## START DATA EXCERPT
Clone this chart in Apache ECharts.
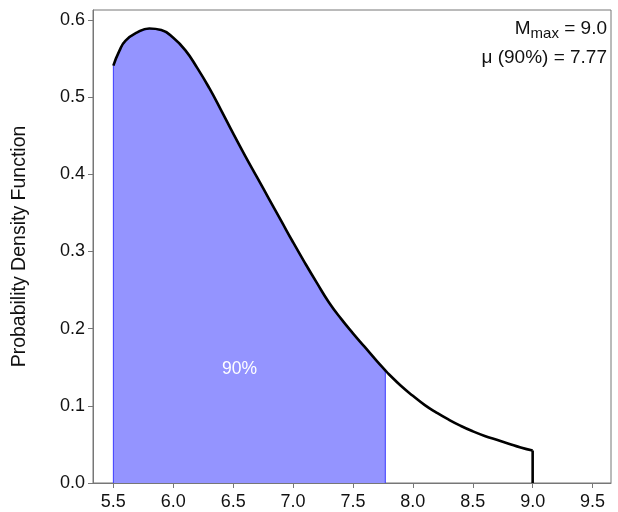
<!DOCTYPE html>
<html>
<head>
<meta charset="utf-8">
<script src="https://cdn.jsdelivr.net/npm/echarts@6/dist/echarts.min.js"></script>
<style>html,body{margin:0;padding:0;background:#fff}#c{width:618px;height:512px}</style>
</head>
<body>
<div id="c"></div>
<script>
// ---- data ----
var xs  = [5.5, 5.55, 5.6, 5.7, 5.8, 5.9, 6.0, 6.1, 6.2, 6.3, 6.4, 6.5, 6.6, 6.7, 6.8, 6.9, 7.0, 7.1, 7.2, 7.3, 7.4, 7.5, 7.6, 7.7, 7.77, 7.8, 7.9, 8.0, 8.1, 8.2, 8.3, 8.4, 8.5, 8.6, 8.7, 8.8, 8.9, 9.0];
var pdf = [0.541, 0.560, 0.573, 0.584, 0.589, 0.587, 0.577, 0.561, 0.538, 0.512, 0.483, 0.453, 0.424, 0.396, 0.368, 0.340, 0.312, 0.285, 0.259, 0.234, 0.213, 0.194, 0.176, 0.158, 0.146, 0.141, 0.126, 0.113, 0.101, 0.091, 0.082, 0.074, 0.067, 0.061, 0.056, 0.051, 0.046, 0.042];
var xTicks = [5.5, 6.0, 6.5, 7.0, 7.5, 8.0, 8.5, 9.0, 9.5];
var yTicks = [0.0, 0.1, 0.2, 0.3, 0.4, 0.5, 0.6];
var mMax = 9.0;
var mu90 = 7.77;
var shadeLabel = '90%';
var shadeLabelPos = [6.553, 0.148];
var yName = 'Probability Density Function';

// ---- build series ----
var curve = xs.map(function (x, i) { return [x, pdf[i]]; });
var drop = [[mMax, pdf[pdf.length - 1]], [mMax, 0]];
var shade = [[xs[0], 0]];
xs.forEach(function (x, i) { if (x <= mu90 + 1e-9) shade.push([x, pdf[i]]); });
shade.push([mu90, 0]);

var font = 'Liberation Sans, Arial, sans-serif';
var chart = echarts.init(document.getElementById('c'), null, {renderer: 'canvas'});
chart.setOption({
  animation: false,
  backgroundColor: '#fff',
  grid: {left: 93, right: 7, top: 10, bottom: 29, show: true, borderColor: '#777', borderWidth: 1},
  xAxis: {
    type: 'value', min: 5.33, max: 9.654,
    splitLine: {show: false},
    axisLine: {show: true, lineStyle: {color: '#777'}},
    axisTick: {show: true, customValues: xTicks, length: 5, lineStyle: {color: '#777'}},
    axisLabel: {customValues: xTicks, margin: 10, fontSize: 18, color: '#111', fontFamily: font,
      formatter: function (v) { return v.toFixed(1); }}
  },
  yAxis: {
    type: 'value', min: 0, max: 0.613,
    name: yName, nameLocation: 'middle', nameGap: 63,
    nameTextStyle: {fontSize: 19.5, color: '#111', fontFamily: font},
    splitLine: {show: false},
    axisLine: {show: true, lineStyle: {color: '#777'}},
    axisTick: {show: true, customValues: yTicks, length: 5, lineStyle: {color: '#777'}},
    axisLabel: {customValues: yTicks, margin: 8, fontSize: 18, color: '#111', fontFamily: font,
      formatter: function (v) { return v.toFixed(1); }}
  },
  series: [
    {
      type: 'line', data: shade, symbol: 'none', smooth: false,
      lineStyle: {color: '#3b3bff', width: 1},
      areaStyle: {color: '#9494ff', opacity: 1},
      z: 1,
      markPoint: {
        symbol: 'circle', symbolSize: 0, silent: true,
        data: [{coord: shadeLabelPos, value: shadeLabel}],
        label: {show: true, position: 'inside', color: '#fff', fontSize: 17.5, fontFamily: font,
          formatter: function () { return shadeLabel; }}
      }
    },
    {
      type: 'line', data: curve, symbol: 'none', smooth: 0.5,
      lineStyle: {color: '#000', width: 2.6},
      z: 2
    },
    {
      type: 'line', data: drop, symbol: 'none', smooth: false,
      lineStyle: {color: '#000', width: 2.6},
      z: 2
    }
  ],
  graphic: [
    {type: 'text', right: 11, top: 19,
      style: {text: '{n|M}{s|max}{n| = ' + mMax.toFixed(1) + '}', font: '19px ' + font, fill: '#111',
        rich: {n: {fontSize: 19, fontFamily: font, fill: '#111'},
               s: {fontSize: 15, fontFamily: font, fill: '#111', padding: [11, 0, 0, 0]}}}},
    {type: 'text', right: 11, top: 48,
      style: {text: 'μ (90%) = ' + mu90.toFixed(2), font: '19px ' + font, fill: '#111'}}
  ]
});
</script>
</body>
</html>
## END DATA EXCERPT
Write out the full listing verbatim, excluding its pictures.

## [OUTPUT BELOW]
Clone this chart in Apache ECharts.
<!DOCTYPE html>
<html>
<head>
<meta charset="utf-8">
<script src="https://cdn.jsdelivr.net/npm/echarts@6/dist/echarts.min.js"></script>
<style>html,body{margin:0;padding:0;background:#fff}#c{width:618px;height:512px}</style>
</head>
<body>
<div id="c"></div>
<script>
// ---- data ----
var xs  = [5.5, 5.55, 5.6, 5.7, 5.8, 5.9, 6.0, 6.1, 6.2, 6.3, 6.4, 6.5, 6.6, 6.7, 6.8, 6.9, 7.0, 7.1, 7.2, 7.3, 7.4, 7.5, 7.6, 7.7, 7.77, 7.8, 7.9, 8.0, 8.1, 8.2, 8.3, 8.4, 8.5, 8.6, 8.7, 8.8, 8.9, 9.0];
var pdf = [0.541, 0.560, 0.573, 0.584, 0.589, 0.587, 0.577, 0.561, 0.538, 0.512, 0.483, 0.453, 0.424, 0.396, 0.368, 0.340, 0.312, 0.285, 0.259, 0.234, 0.213, 0.194, 0.176, 0.158, 0.146, 0.141, 0.126, 0.113, 0.101, 0.091, 0.082, 0.074, 0.067, 0.061, 0.056, 0.051, 0.046, 0.042];
var xTicks = [5.5, 6.0, 6.5, 7.0, 7.5, 8.0, 8.5, 9.0, 9.5];
var yTicks = [0.0, 0.1, 0.2, 0.3, 0.4, 0.5, 0.6];
var mMax = 9.0;
var mu90 = 7.77;
var shadeLabel = '90%';
var shadeLabelPos = [6.553, 0.148];
var yName = 'Probability Density Function';

// ---- build series ----
var curve = xs.map(function (x, i) { return [x, pdf[i]]; });
var drop = [[mMax, pdf[pdf.length - 1]], [mMax, 0]];
var shade = [[xs[0], 0]];
xs.forEach(function (x, i) { if (x <= mu90 + 1e-9) shade.push([x, pdf[i]]); });
shade.push([mu90, 0]);

var font = 'Liberation Sans, Arial, sans-serif';
var chart = echarts.init(document.getElementById('c'), null, {renderer: 'canvas'});
chart.setOption({
  animation: false,
  backgroundColor: '#fff',
  grid: {left: 93, right: 7, top: 10, bottom: 29, show: true, borderColor: '#777', borderWidth: 1},
  xAxis: {
    type: 'value', min: 5.33, max: 9.654,
    splitLine: {show: false},
    axisLine: {show: true, lineStyle: {color: '#777'}},
    axisTick: {show: true, customValues: xTicks, length: 5, lineStyle: {color: '#777'}},
    axisLabel: {customValues: xTicks, margin: 10, fontSize: 18, color: '#111', fontFamily: font,
      formatter: function (v) { return v.toFixed(1); }}
  },
  yAxis: {
    type: 'value', min: 0, max: 0.613,
    name: yName, nameLocation: 'middle', nameGap: 63,
    nameTextStyle: {fontSize: 19.5, color: '#111', fontFamily: font},
    splitLine: {show: false},
    axisLine: {show: true, lineStyle: {color: '#777'}},
    axisTick: {show: true, customValues: yTicks, length: 5, lineStyle: {color: '#777'}},
    axisLabel: {customValues: yTicks, margin: 8, fontSize: 18, color: '#111', fontFamily: font,
      formatter: function (v) { return v.toFixed(1); }}
  },
  series: [
    {
      type: 'line', data: shade, symbol: 'none', smooth: false,
      lineStyle: {color: '#3b3bff', width: 1},
      areaStyle: {color: '#9494ff', opacity: 1},
      z: 1,
      markPoint: {
        symbol: 'circle', symbolSize: 0, silent: true,
        data: [{coord: shadeLabelPos, value: shadeLabel}],
        label: {show: true, position: 'inside', color: '#fff', fontSize: 17.5, fontFamily: font,
          formatter: function () { return shadeLabel; }}
      }
    },
    {
      type: 'line', data: curve, symbol: 'none', smooth: 0.5,
      lineStyle: {color: '#000', width: 2.6},
      z: 2
    },
    {
      type: 'line', data: drop, symbol: 'none', smooth: false,
      lineStyle: {color: '#000', width: 2.6},
      z: 2
    }
  ],
  graphic: [
    {type: 'text', right: 11, top: 19,
      style: {text: '{n|M}{s|max}{n| = ' + mMax.toFixed(1) + '}', font: '19px ' + font, fill: '#111',
        rich: {n: {fontSize: 19, fontFamily: font, fill: '#111'},
               s: {fontSize: 15, fontFamily: font, fill: '#111', padding: [11, 0, 0, 0]}}}},
    {type: 'text', right: 11, top: 48,
      style: {text: 'μ (90%) = ' + mu90.toFixed(2), font: '19px ' + font, fill: '#111'}}
  ]
});
</script>
</body>
</html>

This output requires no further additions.